Task directions:
Extract the lines from the first one in the records below through the line containing "39.9, 55.6, 39.9, 33.4]", keeping both ends and leaving out any pictures.

*** Material for this task

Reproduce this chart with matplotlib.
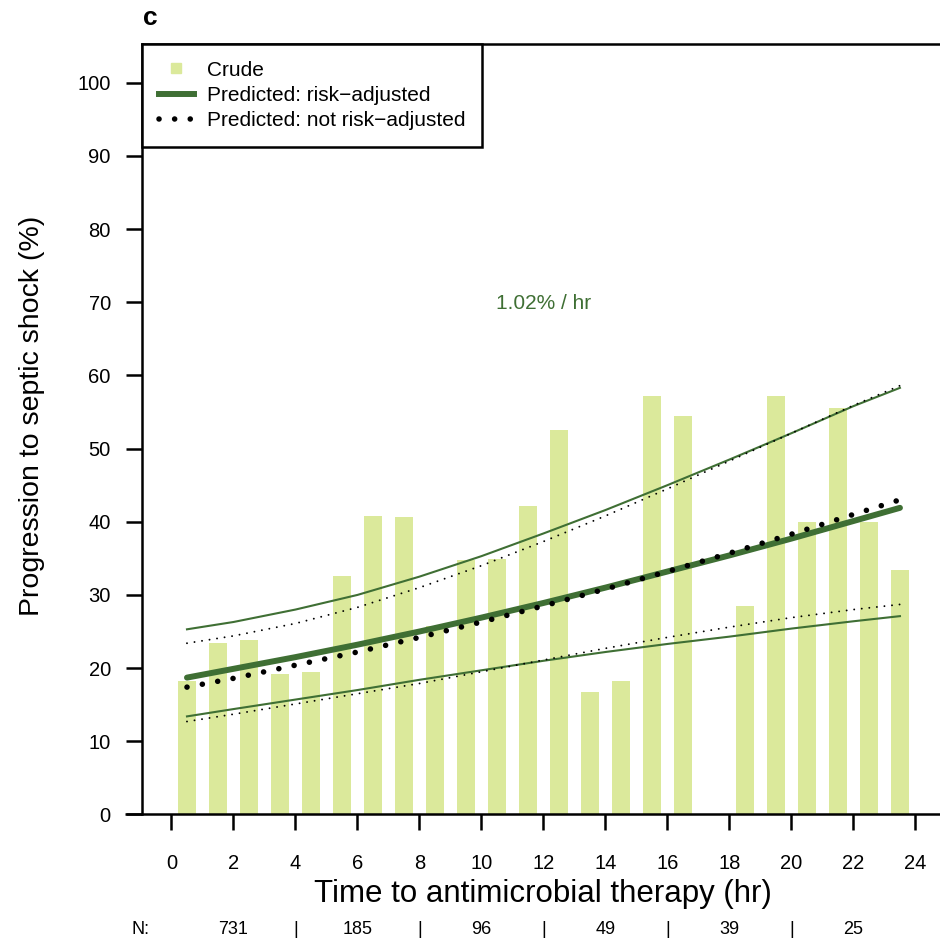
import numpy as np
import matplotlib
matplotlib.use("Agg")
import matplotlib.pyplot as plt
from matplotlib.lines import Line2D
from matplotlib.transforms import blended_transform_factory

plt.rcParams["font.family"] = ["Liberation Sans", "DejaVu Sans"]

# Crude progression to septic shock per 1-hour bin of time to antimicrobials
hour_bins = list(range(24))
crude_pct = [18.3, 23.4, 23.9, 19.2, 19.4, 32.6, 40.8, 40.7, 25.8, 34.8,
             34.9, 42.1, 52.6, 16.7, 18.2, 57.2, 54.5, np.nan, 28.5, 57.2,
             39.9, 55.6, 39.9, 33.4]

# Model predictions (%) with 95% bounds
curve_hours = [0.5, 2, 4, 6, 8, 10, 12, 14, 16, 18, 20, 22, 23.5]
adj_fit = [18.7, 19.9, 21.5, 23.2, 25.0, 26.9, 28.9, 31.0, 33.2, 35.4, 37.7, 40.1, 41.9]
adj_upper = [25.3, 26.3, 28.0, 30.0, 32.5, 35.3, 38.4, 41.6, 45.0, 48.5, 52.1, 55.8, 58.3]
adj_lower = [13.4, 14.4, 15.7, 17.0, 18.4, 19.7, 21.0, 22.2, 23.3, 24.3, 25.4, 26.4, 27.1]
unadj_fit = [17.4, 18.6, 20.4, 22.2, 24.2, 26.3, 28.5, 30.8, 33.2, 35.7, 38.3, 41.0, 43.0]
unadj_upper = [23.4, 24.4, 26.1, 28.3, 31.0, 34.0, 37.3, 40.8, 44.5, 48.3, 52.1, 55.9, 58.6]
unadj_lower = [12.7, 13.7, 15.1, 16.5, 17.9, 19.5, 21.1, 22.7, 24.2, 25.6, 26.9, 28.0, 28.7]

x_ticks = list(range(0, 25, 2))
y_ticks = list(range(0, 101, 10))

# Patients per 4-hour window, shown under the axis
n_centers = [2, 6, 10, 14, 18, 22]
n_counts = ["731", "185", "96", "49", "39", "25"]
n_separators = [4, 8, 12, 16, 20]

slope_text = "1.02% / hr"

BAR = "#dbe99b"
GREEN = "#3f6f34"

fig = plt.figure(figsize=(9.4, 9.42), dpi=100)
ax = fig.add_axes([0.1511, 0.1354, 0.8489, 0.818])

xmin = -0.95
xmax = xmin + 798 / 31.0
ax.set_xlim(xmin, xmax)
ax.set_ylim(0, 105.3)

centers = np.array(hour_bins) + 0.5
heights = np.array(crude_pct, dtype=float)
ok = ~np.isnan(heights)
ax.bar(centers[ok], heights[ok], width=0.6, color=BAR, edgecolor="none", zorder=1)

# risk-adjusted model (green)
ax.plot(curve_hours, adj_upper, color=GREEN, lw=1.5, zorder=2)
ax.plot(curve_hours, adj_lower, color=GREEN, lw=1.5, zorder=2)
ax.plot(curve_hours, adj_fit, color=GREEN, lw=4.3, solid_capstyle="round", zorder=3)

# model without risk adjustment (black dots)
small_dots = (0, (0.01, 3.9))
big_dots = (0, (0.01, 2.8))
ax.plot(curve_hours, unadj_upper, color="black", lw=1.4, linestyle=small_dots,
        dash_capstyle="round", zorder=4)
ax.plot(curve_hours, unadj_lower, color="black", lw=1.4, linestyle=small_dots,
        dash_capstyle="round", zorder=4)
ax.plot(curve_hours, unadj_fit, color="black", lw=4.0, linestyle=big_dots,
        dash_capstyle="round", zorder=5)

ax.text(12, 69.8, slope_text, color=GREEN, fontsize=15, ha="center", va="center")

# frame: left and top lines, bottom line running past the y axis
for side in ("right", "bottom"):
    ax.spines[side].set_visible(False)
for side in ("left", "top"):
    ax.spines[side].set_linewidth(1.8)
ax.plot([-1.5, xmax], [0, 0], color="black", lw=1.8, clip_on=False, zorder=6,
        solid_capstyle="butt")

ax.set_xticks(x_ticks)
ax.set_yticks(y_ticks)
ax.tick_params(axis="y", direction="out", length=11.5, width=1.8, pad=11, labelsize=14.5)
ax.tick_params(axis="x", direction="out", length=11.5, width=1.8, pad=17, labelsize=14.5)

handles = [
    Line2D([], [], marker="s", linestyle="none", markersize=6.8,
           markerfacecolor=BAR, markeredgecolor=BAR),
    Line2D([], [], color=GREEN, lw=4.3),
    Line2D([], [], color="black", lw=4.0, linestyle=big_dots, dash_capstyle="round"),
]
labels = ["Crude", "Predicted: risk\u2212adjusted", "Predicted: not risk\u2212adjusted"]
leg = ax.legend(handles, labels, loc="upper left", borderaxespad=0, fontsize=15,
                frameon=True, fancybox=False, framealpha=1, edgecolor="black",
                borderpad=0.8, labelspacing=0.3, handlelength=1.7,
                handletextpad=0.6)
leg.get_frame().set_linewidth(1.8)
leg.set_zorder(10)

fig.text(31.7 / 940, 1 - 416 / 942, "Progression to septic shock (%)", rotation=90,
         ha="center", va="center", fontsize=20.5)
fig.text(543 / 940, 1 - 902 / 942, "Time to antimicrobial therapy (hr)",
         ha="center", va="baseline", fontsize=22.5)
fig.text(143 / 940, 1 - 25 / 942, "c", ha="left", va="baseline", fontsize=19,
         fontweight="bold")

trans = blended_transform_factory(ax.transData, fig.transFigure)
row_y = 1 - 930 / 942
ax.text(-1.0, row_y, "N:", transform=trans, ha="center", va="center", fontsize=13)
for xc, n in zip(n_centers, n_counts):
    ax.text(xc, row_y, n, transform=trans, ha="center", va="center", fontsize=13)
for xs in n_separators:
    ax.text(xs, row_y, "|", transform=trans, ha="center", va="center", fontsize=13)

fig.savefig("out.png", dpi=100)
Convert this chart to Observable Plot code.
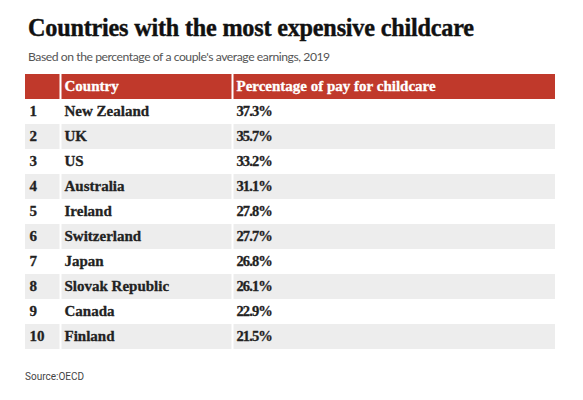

******

Response below:
Reproduce this chart with matplotlib.
import numpy as np
import matplotlib
matplotlib.use("Agg")
import matplotlib.pyplot as plt
from matplotlib.lines import Line2D
from matplotlib.transforms import blended_transform_factory

plt.rcParams["font.family"] = ["Liberation Sans", "DejaVu Sans"]

# Crude progression to septic shock per 1-hour bin of time to antimicrobials
hour_bins = list(range(24))
crude_pct = [18.3, 23.4, 23.9, 19.2, 19.4, 32.6, 40.8, 40.7, 25.8, 34.8,
             34.9, 42.1, 52.6, 16.7, 18.2, 57.2, 54.5, np.nan, 28.5, 57.2,
             39.9, 55.6, 39.9, 33.4]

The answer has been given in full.